Dharamshala, India — His Holiness the Dalai Lama met with the young leader and peace-builders from the United States Institute of Peace (USIP) on September 22, and said, “We have to make an effort to create a more peaceful world and a happier humanity. We can identify differences between us in terms of race, nationality, and religion, but we would be better instead to think of humanity as a whole.”
Two-day dialogue of His Holiness the Dalai Lama with 26 young leaders at his residence in Dharamshala, HP, India, on September 22, 2022, hosted by the United States Institute of Peace (USIP). The young leaders participating in this program, ages 20-30, are peacemakers in their communities in the Middle East, Africa, Southeast Asia, and South America.
David Yang, Vice President for Applied Conflict Transformation at USIP, as the moderator, announced that this is the seventh interaction between His Holiness and USIP delegates. He explained that today and tomorrow His Holiness the Dalai Lama would engage with 26 young leaders from 12 conflict-affected regions. He said that for the past two years, the meeting has been conducted as a virtual online dialogue, but now they were happy to meet in person.
As part of the youth leadership training, they recounted the bitter experiences and hardships they have faced since childhood, and how they have become leaders, change-makers and peace-builders in the regions.
Then His Holiness the Dalai Lama told them, “We have to make an effort to create a more peaceful world and a happier humanity. We can identify differences between us in terms of race, nationality, and religion, but we would be better instead to think of humanity as a whole. We all have equal rights. We are all born from a mother and most of us drink her milk. We depend on her kindness from the start of our lives. Warm-heartedness is an appropriate response.”

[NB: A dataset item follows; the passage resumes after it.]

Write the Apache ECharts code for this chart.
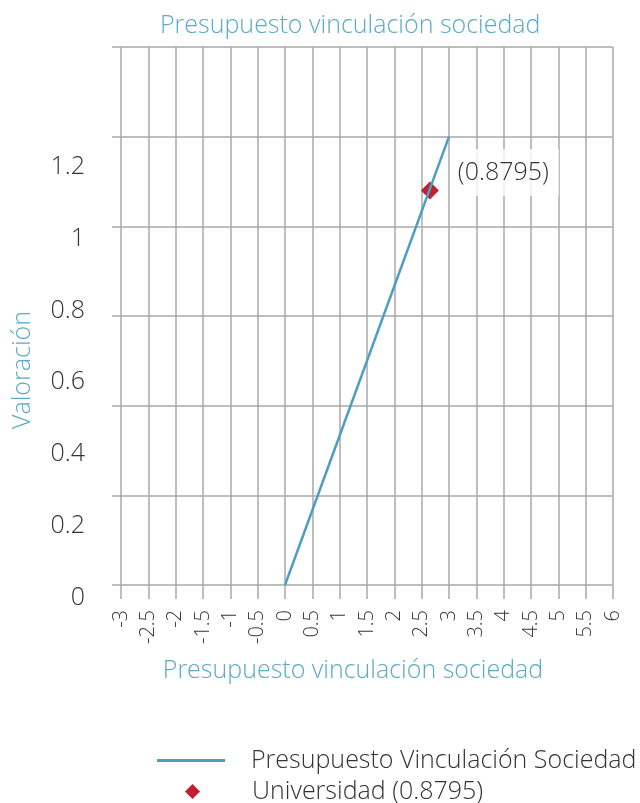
<!DOCTYPE html>
<html>
<head>
<meta charset="utf-8">
<script src="https://cdn.jsdelivr.net/npm/echarts@6/dist/echarts.min.js"></script>
<style>
html, body { margin: 0; padding: 0; background: #fff; }
#chart { width: 640px; height: 803px; }
</style>
</head>
<body>
<div id="chart"></div>
<script>
// datos
const lineX = [0, 3]
const lineY = [0, 1.25]
const uniX = [2.65]
const uniY = [1.1]
const uniLabel = '(0.8795)'
const yTickLabels = ['0', '0.2', '0.4', '0.6', '0.8', '1', '1.2']
const seriesNames = ['Presupuesto Vinculación Sociedad', 'Universidad (0.8795)']

const blue = '#5aaac8'
const lineColor = '#4d9ec0'
const red = '#c1202f'
const gridColor = '#a9a9a9'
const font = 'Open Sans'
const weight = 300

let chart = echarts.init(document.getElementById('chart'))
let legendText = { color: '#333', fontSize: 25, fontFamily: font, fontWeight: weight, padding: [0, 0, 0, 21] }
let option = {
    backgroundColor: '#fff',
    animation: false,
    title: {
        text: 'Presupuesto vinculación sociedad',
        left: 155,
        top: 8,
        textStyle: { color: blue, fontSize: 25, fontWeight: weight, fontFamily: font }
    },
    legend: [
        {
            left: 152,
            top: 743,
            itemWidth: 68,
            itemHeight: 3,
            textStyle: legendText,
            data: [{ name: seriesNames[0], icon: 'rect' }]
        },
        {
            left: 180,
            top: 774,
            itemWidth: 15,
            itemHeight: 15,
            textStyle: Object.assign({}, legendText, { padding: [0, 0, 0, 47] }),
            data: [{ name: seriesNames[1], icon: 'diamond' }]
        }
    ],
    grid: { left: 121, right: 27, top: 47, bottom: 218 },
    xAxis: {
        type: 'value',
        min: -3,
        max: 6,
        interval: 0.5,
        name: 'Presupuesto vinculación sociedad',
        nameLocation: 'middle',
        nameGap: 73,
        nameTextStyle: { color: blue, fontSize: 25, fontFamily: font, fontWeight: weight, padding: [0, 28, 0, 0] },
        axisLine: { show: false, onZero: false },
        axisTick: { show: true, length: 14, lineStyle: { color: gridColor, width: 1.5 } },
        axisLabel: { rotate: 90, margin: 25, color: '#333', fontSize: 20, fontFamily: font, fontWeight: weight },
        splitLine: { show: true, lineStyle: { color: gridColor, width: 1.5 } }
    },
    yAxis: [
        {
            type: 'value',
            min: 0,
            max: 1.5,
            interval: 0.25,
            position: 'left',
            name: 'Valoración',
            nameLocation: 'middle',
            nameGap: 86,
            nameTextStyle: { color: blue, fontSize: 25, fontFamily: font, fontWeight: weight, padding: [0, 108, 0, 0] },
            axisLine: { show: false, onZero: false },
            axisTick: { show: true, length: 9, lineStyle: { color: gridColor, width: 1.5 } },
            axisLabel: { show: false },
            splitLine: { show: true, lineStyle: { color: gridColor, width: 1.5 } }
        },
        {
            type: 'value',
            min: 0,
            max: 1.5,
            interval: 0.2,
            position: 'left',
            axisLine: { show: false, onZero: false },
            axisTick: { show: false },
            splitLine: { show: false },
            axisLabel: {
                margin: 36,
                color: '#333',
                fontSize: 25,
                fontFamily: font,
                fontWeight: weight,
                verticalAlign: 'top',
                formatter: (v) => {
                    let i = Math.round(v / 0.2)
                    return yTickLabels[i] || ''
                }
            }
        }
    ],
    series: [
        {
            name: seriesNames[0],
            type: 'line',
            yAxisIndex: 0,
            symbol: 'none',
            lineStyle: { color: lineColor, width: 2.5 },
            itemStyle: { color: lineColor },
            data: lineX.map((x, i) => [x, lineY[i]])
        },
        {
            name: seriesNames[1],
            type: 'scatter',
            yAxisIndex: 0,
            symbol: 'diamond',
            symbolSize: 18,
            itemStyle: { color: red, opacity: 1 },
            label: {
                show: true,
                position: 'right',
                distance: 12,
                offset: [0, -18],
                formatter: () => uniLabel,
                color: '#333',
                fontSize: 25,
                fontFamily: font,
                fontWeight: weight,
                backgroundColor: 'rgba(255,255,255,0.8)',
                padding: [11, 10, 11, 7]
            },
            data: uniX.map((x, i) => [x, uniY[i]])
        }
    ]
}
chart.setOption(option)
window.addEventListener('resize', () => {
    chart.resize()
})
</script>
</body>
</html>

“Modern education tends to focus on material goals rather than inner values. It seems to encourage a sense of ‘us’ and ‘them’, instead of emphasising that we are essentially the same and we have to live together,” His Holiness the Dalai Lama said.
“Each of us has two eyes, one nose, one mouth. If one of us were to have three eyes, that would be a surprise. If we examine our brains, they are equally complex. Therefore, we have to encourage a strong sense of brotherhood and sisterhood,” His Holiness told the youths.
“As I said we are all born the same way, and in the end, we all die the same way. When that happens, it is not the ceremony that is important, but whether we have the warm affection of relatives and friends around us. As I told former Prime Minister Manmohan Singh, I expect to live another 15 or 20 years, but when I die, I would prefer to be free and surrounded by friends in India not hard-hearted Chinese Communist officials,” the Spiritual leader of Tibet said.
“Freedom is important in our lives. We need to be free to be able to exercise our brains, to be able always to ask, “Why?” From this point of view, totalitarian systems are wholly unfavourable. It is the freedom that fosters warm-heartedness and compassion, which in turn lead to inner peace. When you are warm-hearted there is no basis to be afraid. Fear is bad for the mind and too easily leads to anger. And anger is the real foe of peace of mind,” His Holiness mentioned.
“I practise compassion, so wherever I go, I smile and feel happy. As human beings we have to find how to live together in peace,” His Holiness the Dalai Lama told them.
“We need to aim for a completely demilitarized world, I am from Tibet where Chinese Communists have everything under tight control. But the Tibetan spirit is strong and we have preserved the Nalanda Tradition. Instead of relying on guns, we cultivate compassion. Six million Tibetans put their faith in what the Buddha taught about forgiveness and compassion,” the Tibetan spiritual leader told them.
“I believe that as human beings we are all fundamentally compassionate. We have to build a world founded on human values—a demilitarized world, a world no longer dependent on the use of weapons. When people fight and die, their minds are not at peace, but we can imagine building a world based on compassion,” His Holiness said.
Asked what qualities are required to bring about peace, His Holiness remarked: “I am a Buddhist and as soon as I wake every morning, I remind myself that all human beings are the same as me—we all want to be happy. I resolve to use my life to ensure that other beings are happy. It is compassion that brings about peace of mind, not anger and hatred, so we need to focus on the whole of humanity as being our brothers and sisters.”
His Holiness recommended putting negative experiences behind us and setting positive goals. He said, “it is possible to teach people to be more compassionate because we all have a seed of compassion from the start of our lives—we just have to nurture it. The key factor is to cultivate warm-heartedness.”